Required work
Copy exactly, and only, the lines below from the first through the one containing "y_ticks = [0, 20, 40, 60, 80, 100, 120, 140]", both included; pictures are omitted.

════════

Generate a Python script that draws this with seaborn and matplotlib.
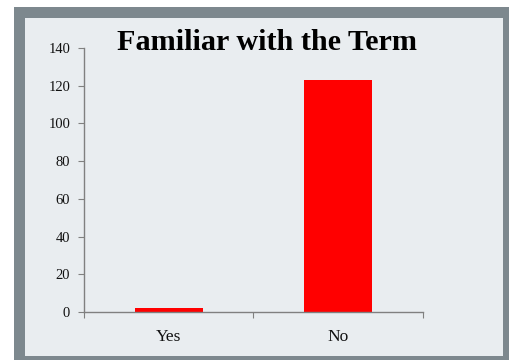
import matplotlib
matplotlib.use("Agg")
import matplotlib.pyplot as plt
from matplotlib.patches import Rectangle
import seaborn as sns
import pandas as pd

answers = ["Yes", "No"]
counts = [2, 123]
y_ticks = [0, 20, 40, 60, 80, 100, 120, 140]

sns.set_theme(style="white")
plt.rcParams["font.family"] = ["Liberation Serif", "DejaVu Serif"]

W, H = 510, 360
fig = plt.figure(figsize=(W / 100, H / 100), dpi=100)
fig.patch.set_facecolor("white")

# slide frame and panel
fig.patches.append(Rectangle((14 / W, 0), 1 - 14 / W, 1 - 7 / H,
                             transform=fig.transFigure, facecolor="#7d888e",
                             edgecolor="none", zorder=-2))
fig.patches.append(Rectangle((25 / W, 4 / H), (503 - 25) / W, (356 - 18) / H,
                             transform=fig.transFigure, facecolor="#e9edf0",
                             edgecolor="none", zorder=-1))

ax = fig.add_axes([84 / W, 1 - 312 / H, (423 - 84) / W, (312 - 48) / H])
ax.set_zorder(2)
ax.set_facecolor("none")

df = pd.DataFrame({"answer": answers, "count": counts})
sns.barplot(data=df, x="answer", y="count", color="#ff0000", saturation=1,
            width=0.4, ax=ax, edgecolor="none")

ax.set_xlim(-0.5, 1.5)
ax.set_ylim(0, 140)
ax.set_yticks(y_ticks)
ax.set_yticklabels([str(v) for v in y_ticks], fontsize=10.5, color="#111111")

ax.set_xticks([-0.5, 0.5, 1.5])
ax.set_xticklabels(["", "", ""])
ax.set_xticks([0, 1], minor=True)
ax.set_xticklabels(answers, minor=True, fontsize=12.5, color="#111111")
ax.tick_params(axis="x", which="minor", length=0, pad=12, bottom=True)
ax.tick_params(axis="x", which="major", length=4, width=0.8, color="#808080", bottom=True)
ax.tick_params(axis="y", length=4, width=0.8, color="#808080", pad=6, left=True)

ax.set_xlabel("")
ax.set_ylabel("")
for s in ["top", "right"]:
    ax.spines[s].set_visible(False)
for s in ["left", "bottom"]:
    ax.spines[s].set_color("#808080")
    ax.spines[s].set_linewidth(1.0)

fig.text(267 / W, 1 - 43 / H, "Familiar with the Term", ha="center", va="center",
         fontsize=21.7, fontweight="bold", color="black", zorder=3)

fig.savefig("out.png", dpi=100)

════════

Expected output
Generate a Python script that draws this with seaborn and matplotlib.
import matplotlib
matplotlib.use("Agg")
import matplotlib.pyplot as plt
from matplotlib.patches import Rectangle
import seaborn as sns
import pandas as pd

answers = ["Yes", "No"]
counts = [2, 123]
y_ticks = [0, 20, 40, 60, 80, 100, 120, 140]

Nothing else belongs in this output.